I need to preface this email with some disclaimers:
- I like Guy Kawasaki – I was enchanted by his approach to technology evangelism with Apple over 20 years ago and have been following him ever since. (For balance, I should note that other tech evangelists are also available).
- He’s just released a new book which he is obviously out marketing. I’ve read it and think it’s great (there’s a copy on my desk if you want to read it – it’s easy going, you can read it in a couple of hours).
So with that out of the way, I saw this yesterday and thought it was interesting, it’s essentially a list of all the different ways he used social to market his new book.
Ignoring the fact this is about a book launch and instead focusing in on the principles and I take away the following:
- Social is more than just “social”, Twitter and FB are just means of moving the message, they are not the message itself – without great supporting collateral they’re worthless.
- Social costs money. In addition to the usual book launch publicity costs, he advises a spend of over $45k (plus whatever he sent on PPC) on what he lists as “social” activities.
- Know your influencers and scale up to enchant them. Guy’s lucky, he has a pool of 22,000 bloggers engaged in his AllTop network to choose from as influencers. The key point is he _didn’t_ choose a subset based on an arbitrary measure of influence, he just selected all of them. Big bucks, but big pay off.
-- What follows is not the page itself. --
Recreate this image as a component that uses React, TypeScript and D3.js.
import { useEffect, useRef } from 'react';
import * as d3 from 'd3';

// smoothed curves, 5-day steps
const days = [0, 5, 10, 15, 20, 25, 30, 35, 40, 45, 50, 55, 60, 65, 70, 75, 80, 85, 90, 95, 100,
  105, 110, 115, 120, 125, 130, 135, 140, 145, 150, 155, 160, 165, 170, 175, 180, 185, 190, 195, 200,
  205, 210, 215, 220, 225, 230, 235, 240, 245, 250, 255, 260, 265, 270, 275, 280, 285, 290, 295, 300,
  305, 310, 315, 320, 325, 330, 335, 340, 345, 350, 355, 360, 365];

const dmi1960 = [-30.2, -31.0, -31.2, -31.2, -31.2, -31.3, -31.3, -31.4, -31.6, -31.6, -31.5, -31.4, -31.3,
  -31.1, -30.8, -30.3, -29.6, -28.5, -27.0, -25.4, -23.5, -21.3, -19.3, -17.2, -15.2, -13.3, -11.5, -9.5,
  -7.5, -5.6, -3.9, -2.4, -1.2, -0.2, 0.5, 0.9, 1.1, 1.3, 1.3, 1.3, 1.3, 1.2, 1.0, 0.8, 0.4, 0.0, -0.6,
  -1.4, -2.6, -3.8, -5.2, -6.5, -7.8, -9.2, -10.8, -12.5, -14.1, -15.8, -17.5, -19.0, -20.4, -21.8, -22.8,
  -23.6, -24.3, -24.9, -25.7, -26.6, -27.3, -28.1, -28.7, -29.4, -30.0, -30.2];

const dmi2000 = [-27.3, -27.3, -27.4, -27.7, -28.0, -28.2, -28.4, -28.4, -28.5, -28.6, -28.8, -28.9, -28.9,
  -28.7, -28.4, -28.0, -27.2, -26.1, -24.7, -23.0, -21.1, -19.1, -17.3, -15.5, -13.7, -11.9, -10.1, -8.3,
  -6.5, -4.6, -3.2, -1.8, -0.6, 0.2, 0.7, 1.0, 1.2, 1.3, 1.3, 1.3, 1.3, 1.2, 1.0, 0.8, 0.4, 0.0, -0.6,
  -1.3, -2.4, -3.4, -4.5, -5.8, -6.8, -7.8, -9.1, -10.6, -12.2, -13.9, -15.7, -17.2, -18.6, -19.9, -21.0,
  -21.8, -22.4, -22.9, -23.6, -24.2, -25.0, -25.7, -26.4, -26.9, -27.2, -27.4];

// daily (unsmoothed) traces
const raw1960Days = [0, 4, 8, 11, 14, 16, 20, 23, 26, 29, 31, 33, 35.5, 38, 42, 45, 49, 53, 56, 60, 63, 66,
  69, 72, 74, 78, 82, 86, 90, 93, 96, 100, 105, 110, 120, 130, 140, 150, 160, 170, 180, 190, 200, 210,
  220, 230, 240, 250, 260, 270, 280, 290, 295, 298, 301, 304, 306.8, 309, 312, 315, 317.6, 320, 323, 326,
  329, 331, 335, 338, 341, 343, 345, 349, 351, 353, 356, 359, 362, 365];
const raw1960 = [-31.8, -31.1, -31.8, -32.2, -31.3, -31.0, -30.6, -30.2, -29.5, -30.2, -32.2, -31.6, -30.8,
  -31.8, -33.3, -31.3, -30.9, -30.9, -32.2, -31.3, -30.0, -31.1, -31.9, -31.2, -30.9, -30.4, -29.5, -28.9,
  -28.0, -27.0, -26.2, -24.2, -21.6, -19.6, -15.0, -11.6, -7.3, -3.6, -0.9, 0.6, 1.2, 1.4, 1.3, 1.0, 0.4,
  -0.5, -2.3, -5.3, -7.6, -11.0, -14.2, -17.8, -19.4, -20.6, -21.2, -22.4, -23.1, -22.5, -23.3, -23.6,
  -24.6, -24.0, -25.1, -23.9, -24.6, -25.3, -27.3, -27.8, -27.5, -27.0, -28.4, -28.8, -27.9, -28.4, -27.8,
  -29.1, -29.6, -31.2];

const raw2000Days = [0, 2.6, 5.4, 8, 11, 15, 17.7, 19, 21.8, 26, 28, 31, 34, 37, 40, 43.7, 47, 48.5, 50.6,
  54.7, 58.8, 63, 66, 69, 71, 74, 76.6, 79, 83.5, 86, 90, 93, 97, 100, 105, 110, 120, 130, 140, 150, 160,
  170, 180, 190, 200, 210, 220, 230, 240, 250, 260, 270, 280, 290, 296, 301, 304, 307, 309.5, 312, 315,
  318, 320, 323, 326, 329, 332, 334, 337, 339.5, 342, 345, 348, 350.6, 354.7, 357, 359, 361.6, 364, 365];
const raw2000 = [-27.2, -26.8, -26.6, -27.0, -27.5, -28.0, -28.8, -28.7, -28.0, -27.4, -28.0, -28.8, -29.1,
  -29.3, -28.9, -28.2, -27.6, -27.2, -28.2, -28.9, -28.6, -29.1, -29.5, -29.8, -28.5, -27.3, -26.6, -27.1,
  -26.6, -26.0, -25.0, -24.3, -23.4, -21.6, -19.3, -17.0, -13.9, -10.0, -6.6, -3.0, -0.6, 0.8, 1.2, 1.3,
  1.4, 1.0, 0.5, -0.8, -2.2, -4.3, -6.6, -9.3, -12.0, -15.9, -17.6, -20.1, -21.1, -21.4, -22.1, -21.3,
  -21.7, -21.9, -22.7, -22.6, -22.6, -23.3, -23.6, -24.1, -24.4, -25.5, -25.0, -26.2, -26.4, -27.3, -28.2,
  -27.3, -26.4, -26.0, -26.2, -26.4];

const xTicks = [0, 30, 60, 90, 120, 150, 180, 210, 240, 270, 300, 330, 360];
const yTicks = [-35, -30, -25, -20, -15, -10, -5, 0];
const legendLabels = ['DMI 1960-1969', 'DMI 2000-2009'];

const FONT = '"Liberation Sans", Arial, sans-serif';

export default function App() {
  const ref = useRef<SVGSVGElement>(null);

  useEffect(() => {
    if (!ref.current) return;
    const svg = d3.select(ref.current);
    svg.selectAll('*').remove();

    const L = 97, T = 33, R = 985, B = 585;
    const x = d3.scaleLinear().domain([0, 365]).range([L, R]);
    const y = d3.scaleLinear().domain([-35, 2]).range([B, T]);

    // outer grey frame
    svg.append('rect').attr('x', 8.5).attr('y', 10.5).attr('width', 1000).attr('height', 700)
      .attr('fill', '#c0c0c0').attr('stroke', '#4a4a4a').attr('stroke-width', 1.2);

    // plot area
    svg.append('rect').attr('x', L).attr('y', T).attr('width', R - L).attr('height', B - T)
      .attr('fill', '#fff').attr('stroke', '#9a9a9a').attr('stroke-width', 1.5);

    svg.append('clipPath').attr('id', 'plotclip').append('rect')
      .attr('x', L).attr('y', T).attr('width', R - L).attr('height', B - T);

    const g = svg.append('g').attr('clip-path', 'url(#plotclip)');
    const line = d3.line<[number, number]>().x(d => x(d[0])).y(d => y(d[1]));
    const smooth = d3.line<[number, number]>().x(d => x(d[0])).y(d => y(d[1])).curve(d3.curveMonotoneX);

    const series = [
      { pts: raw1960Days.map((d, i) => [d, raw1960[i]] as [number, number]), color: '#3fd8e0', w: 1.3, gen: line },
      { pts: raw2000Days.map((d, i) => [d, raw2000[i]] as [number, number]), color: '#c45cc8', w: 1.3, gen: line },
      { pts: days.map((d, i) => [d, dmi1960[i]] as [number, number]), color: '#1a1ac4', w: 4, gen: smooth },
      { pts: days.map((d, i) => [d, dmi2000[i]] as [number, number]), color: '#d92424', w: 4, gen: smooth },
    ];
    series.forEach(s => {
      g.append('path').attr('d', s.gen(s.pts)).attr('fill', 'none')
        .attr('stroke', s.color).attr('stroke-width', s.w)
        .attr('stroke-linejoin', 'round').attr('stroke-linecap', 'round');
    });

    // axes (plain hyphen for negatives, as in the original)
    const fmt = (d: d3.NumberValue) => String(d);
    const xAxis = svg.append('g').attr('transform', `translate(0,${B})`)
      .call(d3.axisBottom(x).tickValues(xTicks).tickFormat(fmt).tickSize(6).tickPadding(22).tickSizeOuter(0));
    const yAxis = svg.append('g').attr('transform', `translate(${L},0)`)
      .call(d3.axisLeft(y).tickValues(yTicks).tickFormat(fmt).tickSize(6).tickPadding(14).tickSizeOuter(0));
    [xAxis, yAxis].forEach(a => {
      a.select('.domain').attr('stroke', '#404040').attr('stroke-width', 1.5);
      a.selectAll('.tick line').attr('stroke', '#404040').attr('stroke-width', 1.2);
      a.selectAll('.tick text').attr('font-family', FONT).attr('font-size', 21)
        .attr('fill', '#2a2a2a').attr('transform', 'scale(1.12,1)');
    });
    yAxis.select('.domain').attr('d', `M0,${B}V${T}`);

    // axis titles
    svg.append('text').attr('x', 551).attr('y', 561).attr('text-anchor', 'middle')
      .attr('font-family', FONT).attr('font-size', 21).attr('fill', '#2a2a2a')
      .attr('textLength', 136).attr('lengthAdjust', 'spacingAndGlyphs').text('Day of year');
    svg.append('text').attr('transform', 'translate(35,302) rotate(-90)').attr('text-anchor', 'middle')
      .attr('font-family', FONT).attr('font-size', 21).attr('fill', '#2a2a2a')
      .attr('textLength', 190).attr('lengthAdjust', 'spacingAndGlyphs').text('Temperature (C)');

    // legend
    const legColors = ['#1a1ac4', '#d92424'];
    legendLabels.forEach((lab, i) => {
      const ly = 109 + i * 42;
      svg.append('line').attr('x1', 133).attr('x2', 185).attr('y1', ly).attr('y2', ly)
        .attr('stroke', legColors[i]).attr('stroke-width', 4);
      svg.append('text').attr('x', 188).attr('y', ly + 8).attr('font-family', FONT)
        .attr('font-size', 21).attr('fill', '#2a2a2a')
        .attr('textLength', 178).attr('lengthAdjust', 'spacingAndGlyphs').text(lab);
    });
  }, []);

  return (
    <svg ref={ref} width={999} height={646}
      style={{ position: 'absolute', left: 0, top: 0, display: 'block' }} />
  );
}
- Engage the peripheral audience – in addition to the “push” techniques, he also created a series of engagement experiences that “pulled” the audience to him, (e.g. photo competition, quiz etc).
- Empower the audience to spread your word – Guy’s final move is to create frictionless ways (badges, schtikers, wallpapers etc) for people to share their love for his product (“love” is a bit strong but you know what I mean).
I know there’s a lot here and we can’t all be as well placed as Guy Kawasaki in terms of being able to activate people, but I think many organisations really need to think differently about what social truly means to them. It isn’t free, it isn’t easy, but when you get it right, it can really pay off.